Former Bush advisor Karl Rove, still one of the Republican Party's best political minds, has his doubts. In an interview with Fox News' Chris Wallace on Sunday, Rove said he thinks the move will hurt Palin's chances if she does decide to run for president:

When you're a sitting governor, you have the tactical advantage if you're think about running for president of turning down a lot of things with an excuse that people will accept -- "I've got a job to do as governor."

She's now removed that. So now the expectations are going to be she's going to be fully available, she's going to be able to come to the lower 48 and she's going to be able to do whatever people ask her to do. And that's going to be a problem. It raises the expectations.

It's also unclear what her strategy is.
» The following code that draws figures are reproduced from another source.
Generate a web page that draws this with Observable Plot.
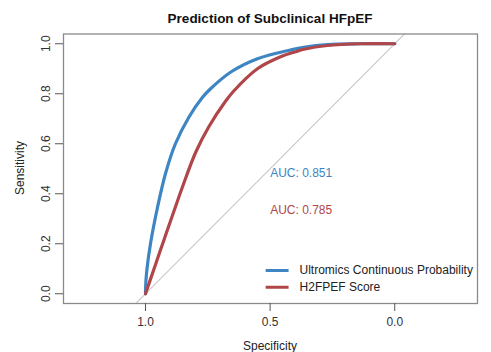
<!DOCTYPE html>
<html>
<head>
<meta charset="utf-8">
<script src="https://cdn.jsdelivr.net/npm/d3@7"></script>
<script src="https://cdn.jsdelivr.net/npm/@observablehq/plot@0.6"></script>
<style>
  html, body { margin: 0; padding: 0; background: #fff; }
  #chart { width: 491px; height: 352px; }
  svg { font-family: "Liberation Sans", Arial, Helvetica, sans-serif; }
</style>
</head>
<body>
<div id="chart"></div>
<script>
const title = "Prediction of Subclinical HFpEF";
const seriesNames = ["Ultromics Continuous Probability", "H2FPEF Score"];
const seriesColors = ["#3d85c3", "#b0464a"];
const aucLabels = ["AUC: 0.851", "AUC: 0.785"];
const aucY = [0.484, 0.333];

const blueSpec = [1.0, 0.999, 0.994, 0.980, 0.953, 0.920, 0.880, 0.826, 0.772, 0.739, 0.659, 0.551, 0.418, 0.365, 0.270, 0.137, 0.0];
const blueSens = [0.0, 0.040, 0.100, 0.200, 0.340, 0.480, 0.600, 0.706, 0.785, 0.820, 0.886, 0.940, 0.975, 0.986, 0.997, 1.0, 1.0];

const redSpec = [1.0, 0.967, 0.926, 0.886, 0.850, 0.799, 0.746, 0.679, 0.645, 0.551, 0.458, 0.391, 0.364, 0.270, 0.137, 0.0];
const redSens = [0.0, 0.096, 0.215, 0.330, 0.432, 0.565, 0.668, 0.770, 0.812, 0.900, 0.948, 0.970, 0.978, 0.993, 1.0, 1.0];

const xTicks = [1.0, 0.5, 0.0];
const yTicks = [0.0, 0.2, 0.4, 0.6, 0.8, 1.0];

const curves = [
  ...blueSpec.map((s, i) => ({series: seriesNames[0], spec: s, sens: blueSens[i]})),
  ...redSpec.map((s, i) => ({series: seriesNames[1], spec: s, sens: redSens[i]}))
];
const xDom = [1.329, -0.332];
const yDom = [-0.039, 1.039];
const diag = [{spec: 1.2, sens: -0.2}, {spec: -0.2, sens: 1.2}];
const legendItems = seriesNames.map((n, i) => ({name: n, color: seriesColors[i], y: [0.093, 0.026][i]}));
const aucItems = aucLabels.map((t, i) => ({text: t, color: seriesColors[i], y: aucY[i]}));

const chart = Plot.plot({
  width: 491,
  height: 352,
  marginLeft: 63,
  marginRight: 14,
  marginTop: 33.5,
  marginBottom: 49,
  style: {fontFamily: '"Liberation Sans", Arial, sans-serif', background: "#fff"},
  x: {domain: xDom},
  y: {domain: yDom},
  marks: [
    Plot.line(diag, {x: "spec", y: "sens", stroke: "#c8c8c8", strokeWidth: 1.1, clip: true}),
    Plot.line(curves, {x: "spec", y: "sens", z: "series", stroke: d => d.series === seriesNames[0] ? seriesColors[0] : seriesColors[1], strokeWidth: 3.2, curve: "catmull-rom", clip: true}),
    Plot.frame({stroke: "#8a8a8a", strokeWidth: 1.3}),
    Plot.axisX(xTicks, {tickSize: 8, tickPadding: 6, tickFormat: d3.format(".1f"), fontSize: 12, stroke: "#555", color: "#333", label: null}),
    Plot.axisY(yTicks, {tickSize: 8, tickPadding: 6, tickFormat: d3.format(".1f"), fontSize: 12, stroke: "#555", color: "#333", tickRotate: -90, label: null}),
    Plot.text(aucItems, {x: 0.5, y: "y", text: "text", fill: "color", textAnchor: "start", fontSize: 12}),
    Plot.link(legendItems, {x1: 0.518, x2: 0.426, y1: "y", y2: "y", stroke: "color", strokeWidth: 3}),
    Plot.text(legendItems, {x: 0.382, y: "y", text: "name", fill: "#222", textAnchor: "start", fontSize: 12})
  ]
});

const svg = d3.select(chart);
svg.append("text").attr("x", 270).attr("y", 23).attr("text-anchor", "middle")
  .attr("font-weight", "bold").attr("font-size", 13.5).attr("fill", "#111").text(title);
svg.append("text").attr("x", 270).attr("y", 350).attr("text-anchor", "middle")
  .attr("font-size", 12).attr("fill", "#222").text("Specificity");
svg.append("text").attr("transform", "translate(24,168) rotate(-90)").attr("text-anchor", "middle")
  .attr("font-size", 12).attr("fill", "#222").text("Sensitivity");

document.getElementById("chart").appendChild(chart);
</script>
</body>
</html>
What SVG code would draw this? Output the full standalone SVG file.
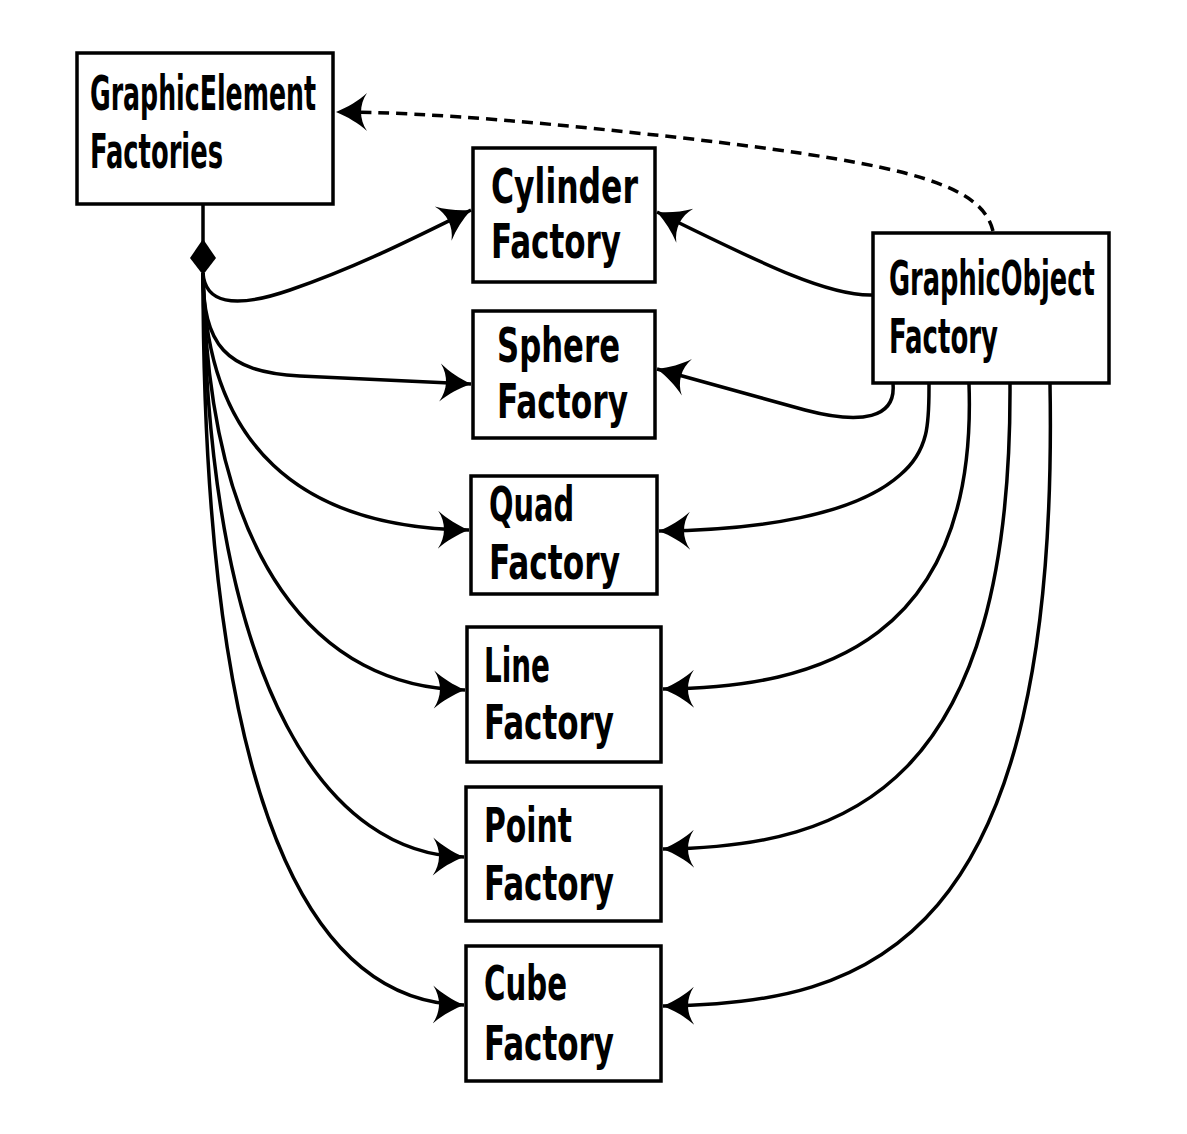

Again, she said she wanted to lead effective change outside of government. Well, now people are going to be saying what is it that you mean by that? And how are you demonstrating effective leadership for change around America?

.... I'm a fan of Sarah Palin's, but it -- the effective strategies in politics are ones that are so clear and obvious that people can grasp it. It is not clear what her strategy here is by exiting the governorship two and a half years through the term and putting herself on a national stage that she may not yet be prepared to operate in.

Even the Weekly Standard's Fred Barnes, who has been a staunch defender of Palin's and works with Bill Kristol, one of her strongest supporters, is skeptical of the move. He began an article on the governor's decision to resign by writing:

Forget about Sarah Palin as the Republican presidential candidate in 2012 and probably ever. She may have no interest in seeking the GOP nomination. But if she does, her chances of winning the nomination have been minimized by her decision to resign as governor of Alaska. She's knocked out one of three legs of the presidential stool and a second one is wobbly.

Alex Koppelman

Alex Koppelman is a staff writer for Salon.